Our corner of the world, our neighborhood, was a magical place. There were wheat fields all around us with “town” only a couple of blocks away. An arena for horse shows was just down the dirt road. The big new Catholic Church was being built right across the street from my house, chock full of nooks and crannies for our never-ending curiosity capers, sitting right on the corner that met three houses full of my friends and playing partners.
That was the same corner where the big hill sat for sliding down on our sleds in the winter or flying down on our bikes with hands held high in the air in the summer, right beside the house where Terry and Nancy lived, all the way to the corner where the Martins lived. There was the pond that froze over in the winter on which we “shoe” skated, down in the woods on the other side of Gail’s house and Peggy’s house. A short walk, maybe a half a mile, would take us to “Pee Curve” and the gullies where we swung from one side of the deep ravines to the other on long, thick grapevines.

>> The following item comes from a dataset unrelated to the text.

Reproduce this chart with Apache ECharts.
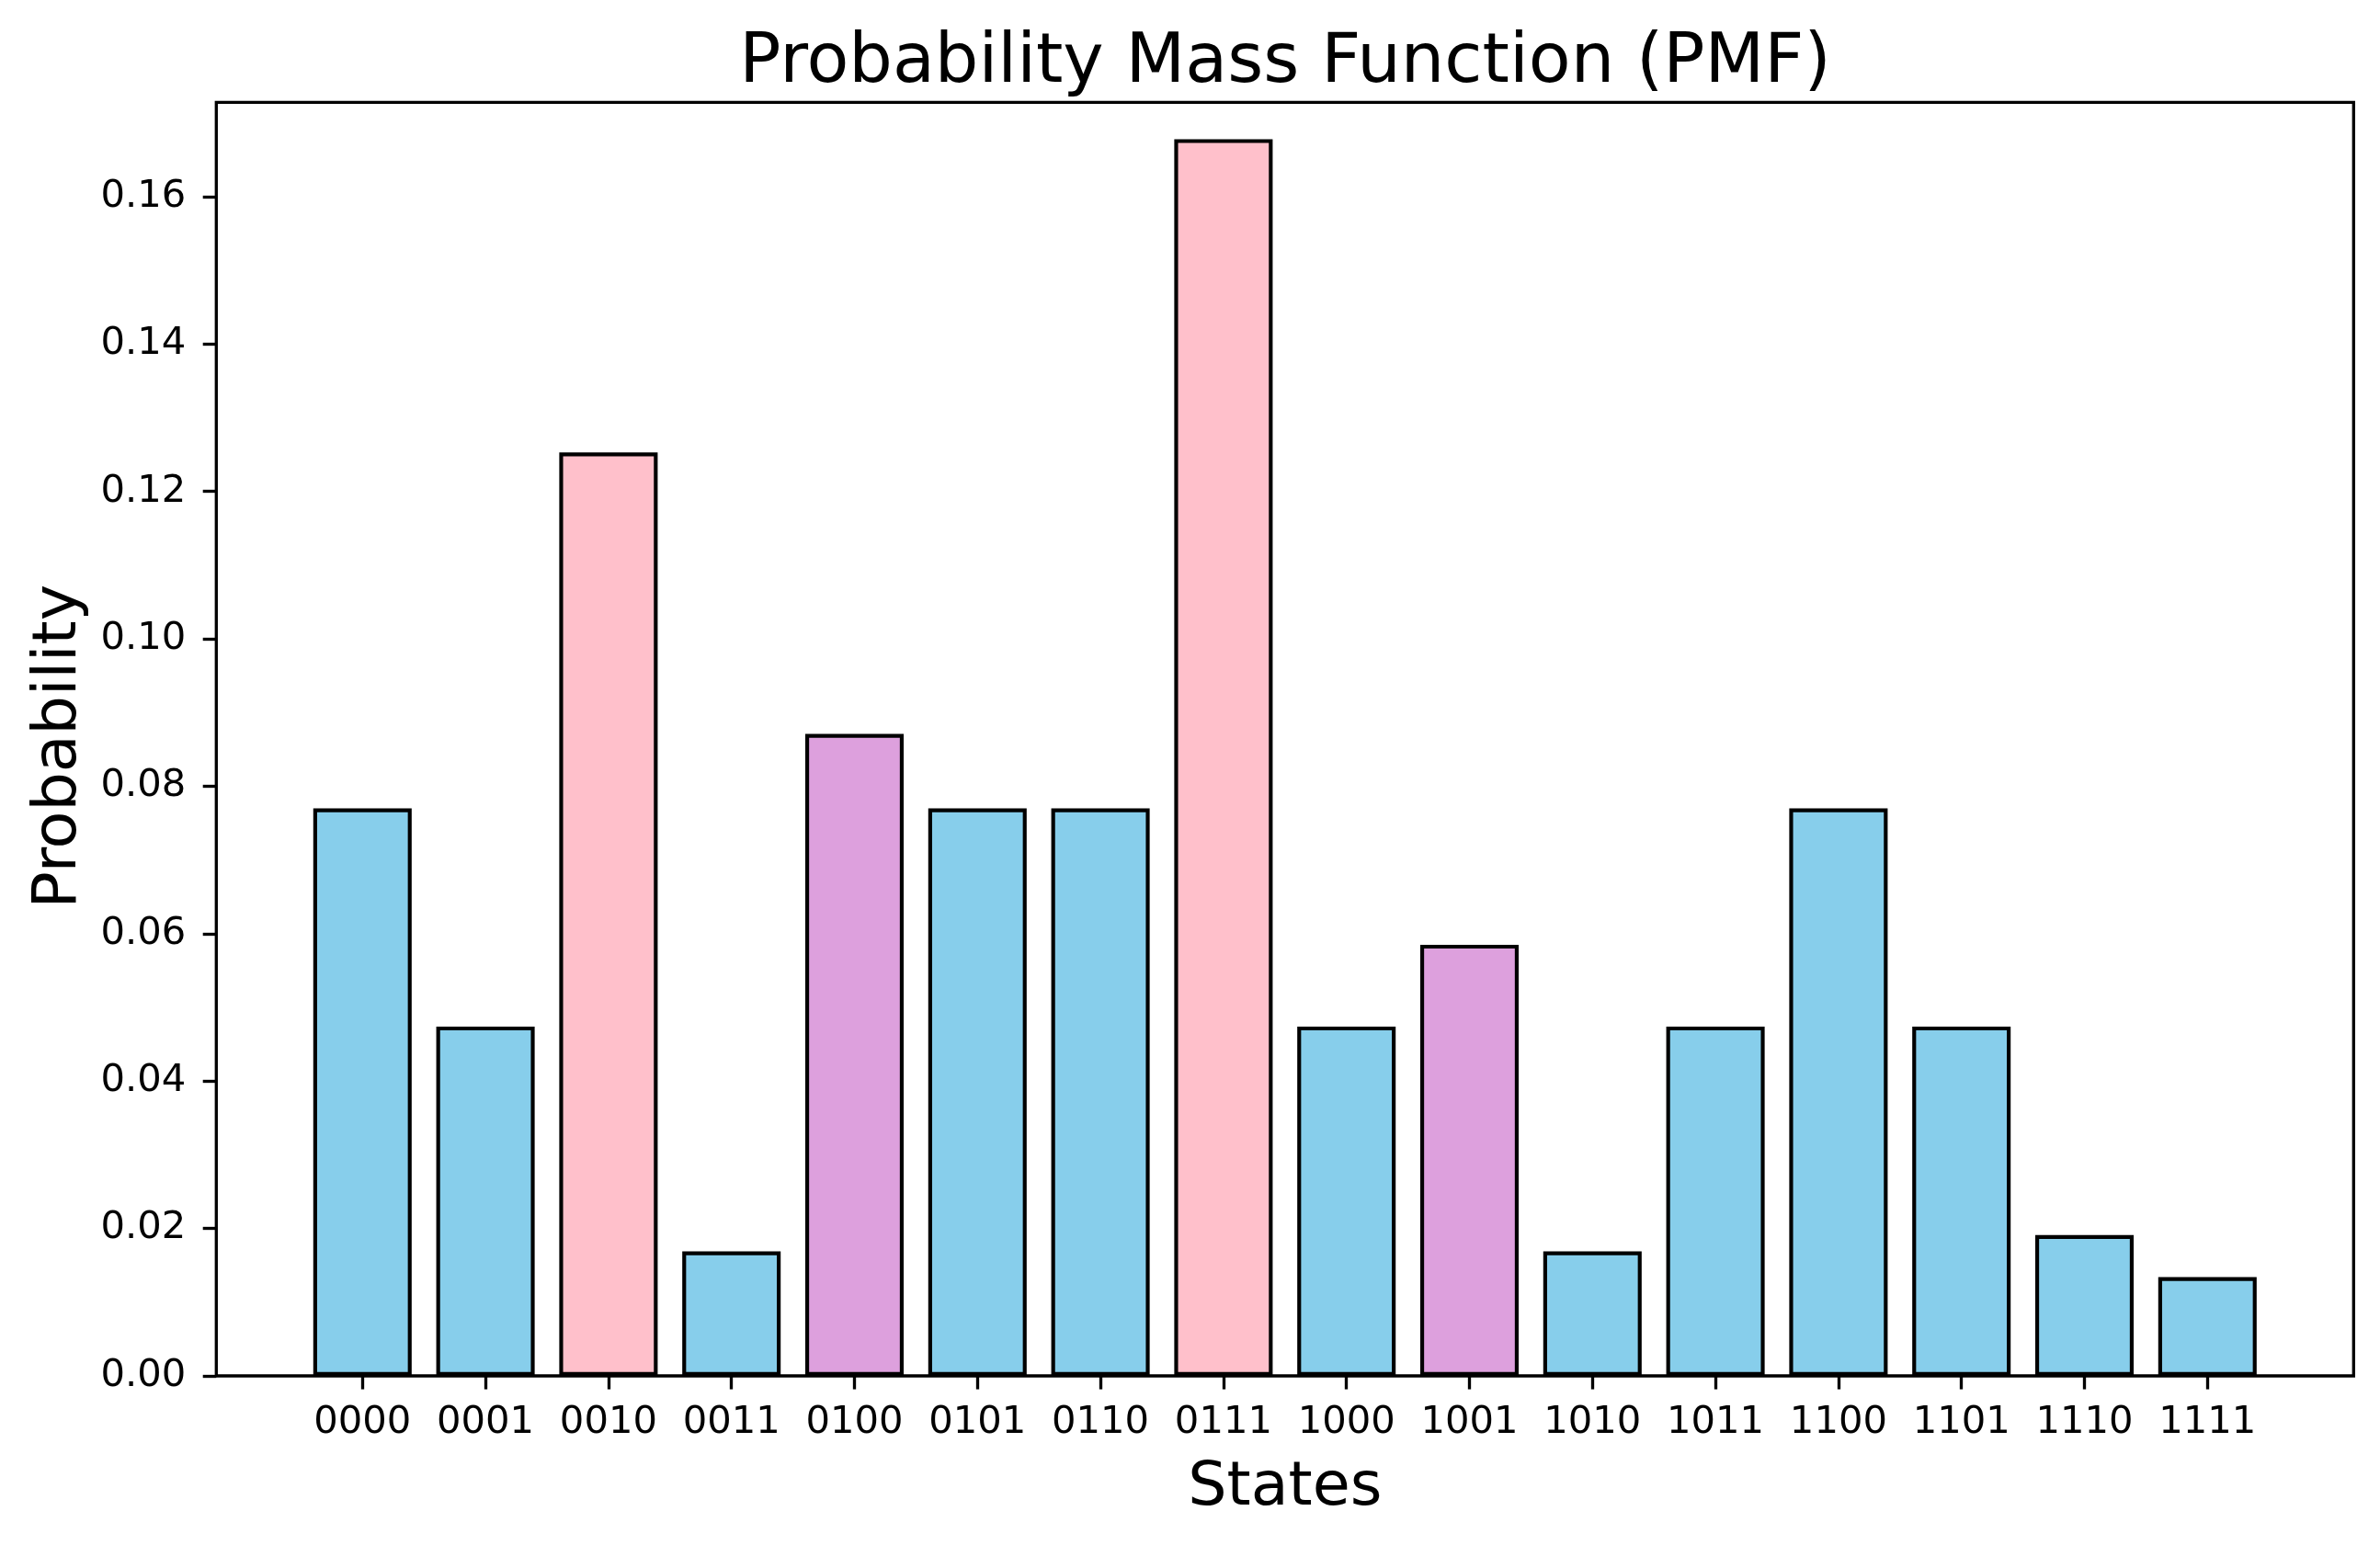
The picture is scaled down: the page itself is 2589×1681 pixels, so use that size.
<!DOCTYPE html>
<html>
<head>
<meta charset="utf-8">
<script src="https://cdn.jsdelivr.net/npm/echarts@6/dist/echarts.min.js"></script>
<style>
html, body { margin: 0; padding: 0; background: #fff; }
#chart { width: 2589px; height: 1681px; }
</style>
</head>
<body>
<div id="chart"></div>
<script>
const states = ['0000','0001','0010','0011','0100','0101','0110','0111','1000','1001','1010','1011','1100','1101','1110','1111'];
const probabilities = [0.0770, 0.0474, 0.1253, 0.0169, 0.0871, 0.0770, 0.0770, 0.1678, 0.0474, 0.0585, 0.0169, 0.0474, 0.0770, 0.0474, 0.0191, 0.0134];
const barColors = ['#87CEEB','#87CEEB','#FFC0CB','#87CEEB','#DDA0DD','#87CEEB','#87CEEB','#FFC0CB','#87CEEB','#DDA0DD','#87CEEB','#87CEEB','#87CEEB','#87CEEB','#87CEEB','#87CEEB'];
const yTicks = [0, 0.02, 0.04, 0.06, 0.08, 0.10, 0.12, 0.14, 0.16];
const yMax = 0.1728;

const FONT = 'DejaVu Sans';
const chart = echarts.init(document.getElementById('chart'), null, { renderer: 'canvas' });

const option = {
  backgroundColor: '#ffffff',
  animation: false,
  title: {
    text: 'Probability Mass Function (PMF)',
    left: 1393,
    textAlign: 'center',
    top: 27,
    textStyle: { fontFamily: FONT, fontSize: 75, fontWeight: 'normal', color: '#000' }
  },
  grid: [
    { left: 235.3, right: 28.7, top: 111.3, bottom: 184, show: true, borderColor: '#000', borderWidth: 3.33, backgroundColor: 'transparent', containLabel: false },
    { left: 327.4, right: 120.8, top: 111.3, bottom: 184, show: false, containLabel: false }
  ],
  xAxis: [
    { type: 'value', gridIndex: 0, min: 0, max: 1, show: false },
    {
      type: 'category', gridIndex: 1, data: states,
      name: 'States', nameLocation: 'middle', nameGap: 89,
      nameTextStyle: { fontFamily: FONT, fontSize: 66.7, color: '#000' },
      axisLine: { show: false },
      axisTick: { show: true, alignWithLabel: true, length: 14.6, lineStyle: { color: '#000', width: 3.33 } },
      axisLabel: { interval: 0, margin: 30, fontFamily: FONT, fontSize: 41.7, color: '#000' },
      splitLine: { show: false }
    }
  ],
  yAxis: [
    {
      type: 'value', gridIndex: 0, min: 0, max: yMax,
      name: 'Probability', nameLocation: 'middle', nameGap: 134,
      nameTextStyle: { fontFamily: FONT, fontSize: 66.7, color: '#000', padding: [0, 16, 0, 0] },
      axisLine: { show: false },
      axisTick: { show: true, length: 14.6, lineStyle: { color: '#000', width: 3.33 }, customValues: yTicks },
      axisLabel: { margin: 33, fontFamily: FONT, fontSize: 41.7, color: '#000', customValues: yTicks,
        formatter: v => v.toFixed(2) },
      splitLine: { show: false }
    },
    { type: 'value', gridIndex: 1, min: 0, max: yMax, show: false }
  ],
  series: [
    {
      type: 'bar',
      xAxisIndex: 1, yAxisIndex: 1,
      barWidth: '80%',
      data: probabilities.map((v, i) => ({
        value: v,
        itemStyle: { color: barColors[i], borderColor: '#000', borderWidth: 4.17 }
      }))
    }
  ]
};
chart.setOption(option);
</script>
</body>
</html>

And we kids had an appetite for adventures. We wrote and acted in our own plays, then sold tickets to our family and neighbors, even selling popcorn at one of the plays. We rode horses all over the place, putting the stubborn animals in the local horse shows (at least mine was stubborn).
We made Barbie towns in the basements. We even had our own village in Peggy’s basement with a restaurant, dress shop… now the details are fuzzy. We became blood sisters; climbed up and sat in the big tree and cut our palms and rubbed them together. We snuck out at night and rode our bikes around town. (Terry made me do it.)
And we made up this really neat game: Mulberry Groundhog. Since my memory was kind of fuzzy on the actual play of the game, I enlisted Terry and Gail to fill in the details, hoping they weren’t fuzzy as well. Turns out, if we were leftovers in the fridge, we’d be so covered with fuzz that we’d be ready for the trash bin. We did deduce it had something to do with a long stick, one participant being the Mulberry Groundhog with the other suckers sitting on a blanket squirming around to keep from getting whacked or jumping up and running off to be chased… or something like that. We remember bits and pieces.
But what we all remember… is how very much fun we had growing up in our neighborhood.